Charts and diagrams as code
>>>

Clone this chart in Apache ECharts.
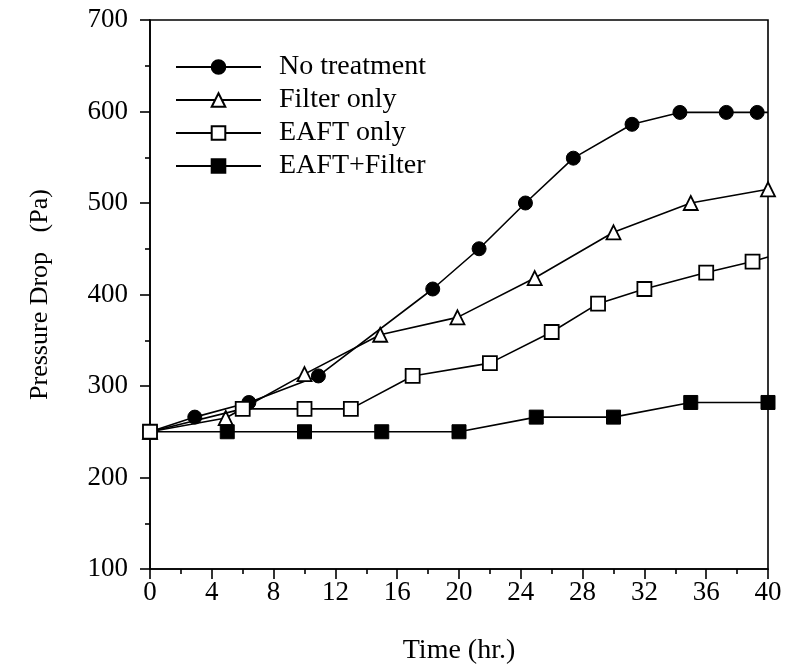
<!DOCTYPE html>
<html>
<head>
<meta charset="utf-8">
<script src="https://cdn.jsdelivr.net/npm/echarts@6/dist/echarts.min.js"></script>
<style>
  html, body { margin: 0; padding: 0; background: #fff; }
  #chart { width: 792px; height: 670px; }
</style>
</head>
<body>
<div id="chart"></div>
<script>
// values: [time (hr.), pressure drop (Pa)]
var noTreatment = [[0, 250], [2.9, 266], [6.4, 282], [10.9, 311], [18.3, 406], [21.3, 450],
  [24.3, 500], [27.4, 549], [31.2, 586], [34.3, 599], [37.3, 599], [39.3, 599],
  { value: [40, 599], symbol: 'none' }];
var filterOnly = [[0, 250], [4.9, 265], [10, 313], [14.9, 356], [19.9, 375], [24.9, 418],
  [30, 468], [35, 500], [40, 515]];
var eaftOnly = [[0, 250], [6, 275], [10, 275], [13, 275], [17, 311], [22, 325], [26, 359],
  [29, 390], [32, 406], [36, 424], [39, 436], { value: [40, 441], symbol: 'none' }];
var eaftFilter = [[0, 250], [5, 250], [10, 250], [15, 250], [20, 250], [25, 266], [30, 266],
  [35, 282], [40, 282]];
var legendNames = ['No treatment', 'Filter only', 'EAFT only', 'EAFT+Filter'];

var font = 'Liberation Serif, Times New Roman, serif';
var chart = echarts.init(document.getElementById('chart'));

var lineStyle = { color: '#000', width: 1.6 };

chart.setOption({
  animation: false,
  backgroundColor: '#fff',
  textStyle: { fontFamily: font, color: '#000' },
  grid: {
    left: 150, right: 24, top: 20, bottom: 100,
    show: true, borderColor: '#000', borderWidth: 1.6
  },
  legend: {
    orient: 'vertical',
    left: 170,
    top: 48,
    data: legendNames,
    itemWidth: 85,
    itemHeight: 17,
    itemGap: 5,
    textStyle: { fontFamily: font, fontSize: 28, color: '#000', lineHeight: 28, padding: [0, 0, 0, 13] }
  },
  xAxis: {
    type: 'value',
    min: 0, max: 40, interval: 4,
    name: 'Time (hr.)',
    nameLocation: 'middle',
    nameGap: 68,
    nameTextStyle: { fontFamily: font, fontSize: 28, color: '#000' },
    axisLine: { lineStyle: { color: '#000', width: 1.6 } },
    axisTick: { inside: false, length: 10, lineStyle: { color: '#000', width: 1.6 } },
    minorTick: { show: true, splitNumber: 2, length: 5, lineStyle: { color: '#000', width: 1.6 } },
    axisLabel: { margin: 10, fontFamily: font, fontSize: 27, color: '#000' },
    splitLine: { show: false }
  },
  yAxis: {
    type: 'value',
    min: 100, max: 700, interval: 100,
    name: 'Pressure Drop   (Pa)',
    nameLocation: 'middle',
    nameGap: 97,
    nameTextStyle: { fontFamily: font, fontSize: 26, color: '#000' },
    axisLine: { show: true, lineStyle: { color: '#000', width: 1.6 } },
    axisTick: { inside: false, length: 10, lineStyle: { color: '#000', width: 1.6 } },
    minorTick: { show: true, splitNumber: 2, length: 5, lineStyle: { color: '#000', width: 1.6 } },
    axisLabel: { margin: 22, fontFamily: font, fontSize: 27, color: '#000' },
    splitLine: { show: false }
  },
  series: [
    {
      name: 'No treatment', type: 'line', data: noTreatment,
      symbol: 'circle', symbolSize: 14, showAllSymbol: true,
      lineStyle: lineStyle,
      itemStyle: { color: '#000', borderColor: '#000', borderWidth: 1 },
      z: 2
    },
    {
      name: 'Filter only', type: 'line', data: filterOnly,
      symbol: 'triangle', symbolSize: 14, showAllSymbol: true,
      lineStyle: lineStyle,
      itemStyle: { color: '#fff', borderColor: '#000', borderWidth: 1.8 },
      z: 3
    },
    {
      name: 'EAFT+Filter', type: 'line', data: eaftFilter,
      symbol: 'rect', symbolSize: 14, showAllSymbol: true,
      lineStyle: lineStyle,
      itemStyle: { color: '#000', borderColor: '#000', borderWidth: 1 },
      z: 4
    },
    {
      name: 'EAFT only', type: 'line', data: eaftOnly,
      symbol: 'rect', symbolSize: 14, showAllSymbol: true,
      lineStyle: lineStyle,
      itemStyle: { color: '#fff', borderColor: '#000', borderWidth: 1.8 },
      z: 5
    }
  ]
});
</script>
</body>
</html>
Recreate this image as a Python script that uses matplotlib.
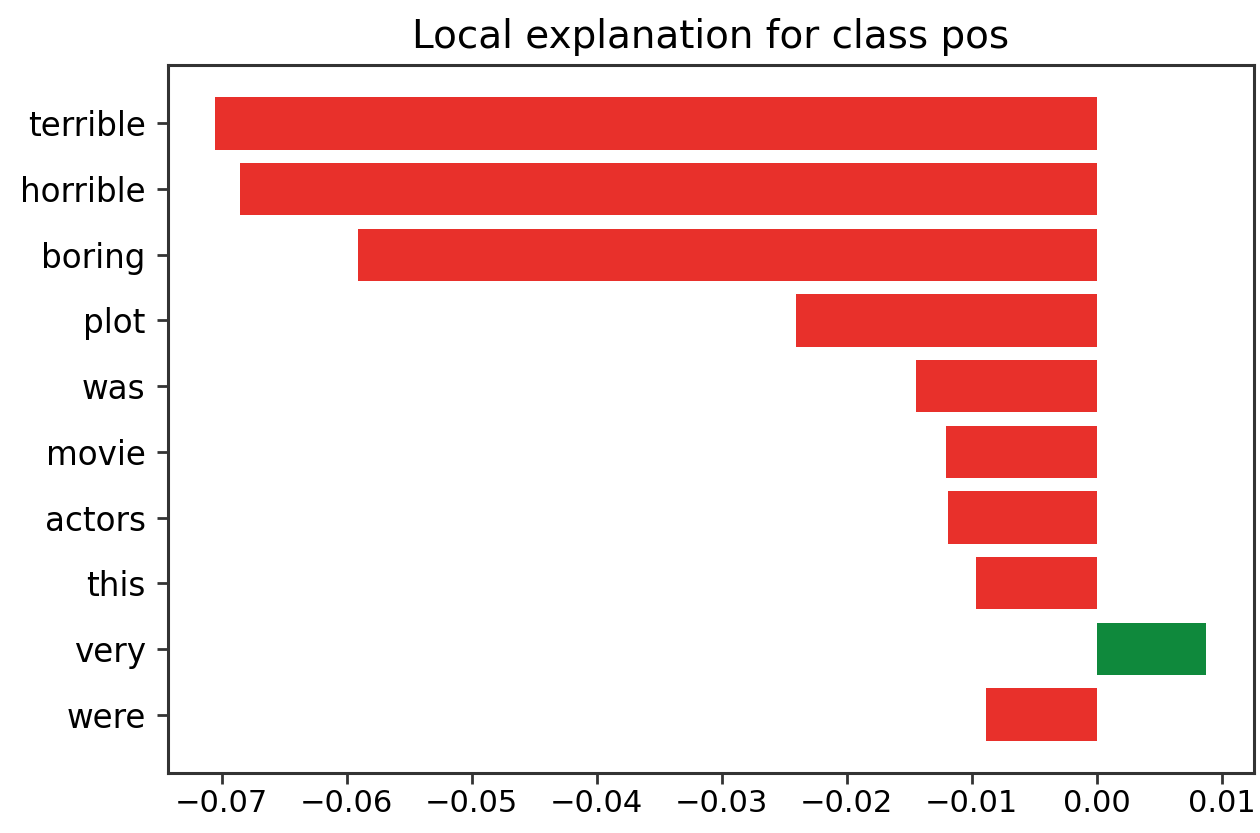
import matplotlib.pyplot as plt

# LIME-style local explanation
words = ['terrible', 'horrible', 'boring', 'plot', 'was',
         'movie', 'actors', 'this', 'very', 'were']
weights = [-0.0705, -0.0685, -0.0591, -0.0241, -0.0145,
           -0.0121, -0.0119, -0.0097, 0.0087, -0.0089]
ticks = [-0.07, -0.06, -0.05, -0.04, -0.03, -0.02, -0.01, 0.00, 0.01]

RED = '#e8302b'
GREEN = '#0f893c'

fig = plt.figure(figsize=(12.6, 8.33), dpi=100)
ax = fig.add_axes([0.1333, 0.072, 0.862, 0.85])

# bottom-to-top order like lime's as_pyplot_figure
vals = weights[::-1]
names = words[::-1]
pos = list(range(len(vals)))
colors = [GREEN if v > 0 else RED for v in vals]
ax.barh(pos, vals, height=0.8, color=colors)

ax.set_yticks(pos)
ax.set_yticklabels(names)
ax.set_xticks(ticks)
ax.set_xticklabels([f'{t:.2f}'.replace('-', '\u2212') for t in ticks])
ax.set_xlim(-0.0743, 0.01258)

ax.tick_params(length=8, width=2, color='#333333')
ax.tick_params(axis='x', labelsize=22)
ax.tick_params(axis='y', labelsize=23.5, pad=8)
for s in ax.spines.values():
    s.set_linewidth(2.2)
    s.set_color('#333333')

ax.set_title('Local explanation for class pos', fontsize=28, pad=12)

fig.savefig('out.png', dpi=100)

<<<

**Requirement**
Repeat the data above exactly, but not the pictures.

**Reply to the exercise**
Clone this chart in Apache ECharts.
<!DOCTYPE html>
<html>
<head>
<meta charset="utf-8">
<script src="https://cdn.jsdelivr.net/npm/echarts@6/dist/echarts.min.js"></script>
<style>
  html, body { margin: 0; padding: 0; background: #fff; }
  #chart { width: 792px; height: 670px; }
</style>
</head>
<body>
<div id="chart"></div>
<script>
// values: [time (hr.), pressure drop (Pa)]
var noTreatment = [[0, 250], [2.9, 266], [6.4, 282], [10.9, 311], [18.3, 406], [21.3, 450],
  [24.3, 500], [27.4, 549], [31.2, 586], [34.3, 599], [37.3, 599], [39.3, 599],
  { value: [40, 599], symbol: 'none' }];
var filterOnly = [[0, 250], [4.9, 265], [10, 313], [14.9, 356], [19.9, 375], [24.9, 418],
  [30, 468], [35, 500], [40, 515]];
var eaftOnly = [[0, 250], [6, 275], [10, 275], [13, 275], [17, 311], [22, 325], [26, 359],
  [29, 390], [32, 406], [36, 424], [39, 436], { value: [40, 441], symbol: 'none' }];
var eaftFilter = [[0, 250], [5, 250], [10, 250], [15, 250], [20, 250], [25, 266], [30, 266],
  [35, 282], [40, 282]];
var legendNames = ['No treatment', 'Filter only', 'EAFT only', 'EAFT+Filter'];

var font = 'Liberation Serif, Times New Roman, serif';
var chart = echarts.init(document.getElementById('chart'));

var lineStyle = { color: '#000', width: 1.6 };

chart.setOption({
  animation: false,
  backgroundColor: '#fff',
  textStyle: { fontFamily: font, color: '#000' },
  grid: {
    left: 150, right: 24, top: 20, bottom: 100,
    show: true, borderColor: '#000', borderWidth: 1.6
  },
  legend: {
    orient: 'vertical',
    left: 170,
    top: 48,
    data: legendNames,
    itemWidth: 85,
    itemHeight: 17,
    itemGap: 5,
    textStyle: { fontFamily: font, fontSize: 28, color: '#000', lineHeight: 28, padding: [0, 0, 0, 13] }
  },
  xAxis: {
    type: 'value',
    min: 0, max: 40, interval: 4,
    name: 'Time (hr.)',
    nameLocation: 'middle',
    nameGap: 68,
    nameTextStyle: { fontFamily: font, fontSize: 28, color: '#000' },
    axisLine: { lineStyle: { color: '#000', width: 1.6 } },
    axisTick: { inside: false, length: 10, lineStyle: { color: '#000', width: 1.6 } },
    minorTick: { show: true, splitNumber: 2, length: 5, lineStyle: { color: '#000', width: 1.6 } },
    axisLabel: { margin: 10, fontFamily: font, fontSize: 27, color: '#000' },
    splitLine: { show: false }
  },
  yAxis: {
    type: 'value',
    min: 100, max: 700, interval: 100,
    name: 'Pressure Drop   (Pa)',
    nameLocation: 'middle',
    nameGap: 97,
    nameTextStyle: { fontFamily: font, fontSize: 26, color: '#000' },
    axisLine: { show: true, lineStyle: { color: '#000', width: 1.6 } },
    axisTick: { inside: false, length: 10, lineStyle: { color: '#000', width: 1.6 } },
    minorTick: { show: true, splitNumber: 2, length: 5, lineStyle: { color: '#000', width: 1.6 } },
    axisLabel: { margin: 22, fontFamily: font, fontSize: 27, color: '#000' },
    splitLine: { show: false }
  },
  series: [
    {
      name: 'No treatment', type: 'line', data: noTreatment,
      symbol: 'circle', symbolSize: 14, showAllSymbol: true,
      lineStyle: lineStyle,
      itemStyle: { color: '#000', borderColor: '#000', borderWidth: 1 },
      z: 2
    },
    {
      name: 'Filter only', type: 'line', data: filterOnly,
      symbol: 'triangle', symbolSize: 14, showAllSymbol: true,
      lineStyle: lineStyle,
      itemStyle: { color: '#fff', borderColor: '#000', borderWidth: 1.8 },
      z: 3
    },
    {
      name: 'EAFT+Filter', type: 'line', data: eaftFilter,
      symbol: 'rect', symbolSize: 14, showAllSymbol: true,
      lineStyle: lineStyle,
      itemStyle: { color: '#000', borderColor: '#000', borderWidth: 1 },
      z: 4
    },
    {
      name: 'EAFT only', type: 'line', data: eaftOnly,
      symbol: 'rect', symbolSize: 14, showAllSymbol: true,
      lineStyle: lineStyle,
      itemStyle: { color: '#fff', borderColor: '#000', borderWidth: 1.8 },
      z: 5
    }
  ]
});
</script>
</body>
</html>
Recreate this image as a Python script that uses matplotlib.
import matplotlib.pyplot as plt

# LIME-style local explanation
words = ['terrible', 'horrible', 'boring', 'plot', 'was',
         'movie', 'actors', 'this', 'very', 'were']
weights = [-0.0705, -0.0685, -0.0591, -0.0241, -0.0145,
           -0.0121, -0.0119, -0.0097, 0.0087, -0.0089]
ticks = [-0.07, -0.06, -0.05, -0.04, -0.03, -0.02, -0.01, 0.00, 0.01]

RED = '#e8302b'
GREEN = '#0f893c'

fig = plt.figure(figsize=(12.6, 8.33), dpi=100)
ax = fig.add_axes([0.1333, 0.072, 0.862, 0.85])

# bottom-to-top order like lime's as_pyplot_figure
vals = weights[::-1]
names = words[::-1]
pos = list(range(len(vals)))
colors = [GREEN if v > 0 else RED for v in vals]
ax.barh(pos, vals, height=0.8, color=colors)

ax.set_yticks(pos)
ax.set_yticklabels(names)
ax.set_xticks(ticks)
ax.set_xticklabels([f'{t:.2f}'.replace('-', '\u2212') for t in ticks])
ax.set_xlim(-0.0743, 0.01258)

ax.tick_params(length=8, width=2, color='#333333')
ax.tick_params(axis='x', labelsize=22)
ax.tick_params(axis='y', labelsize=23.5, pad=8)
for s in ax.spines.values():
    s.set_linewidth(2.2)
    s.set_color('#333333')

ax.set_title('Local explanation for class pos', fontsize=28, pad=12)

fig.savefig('out.png', dpi=100)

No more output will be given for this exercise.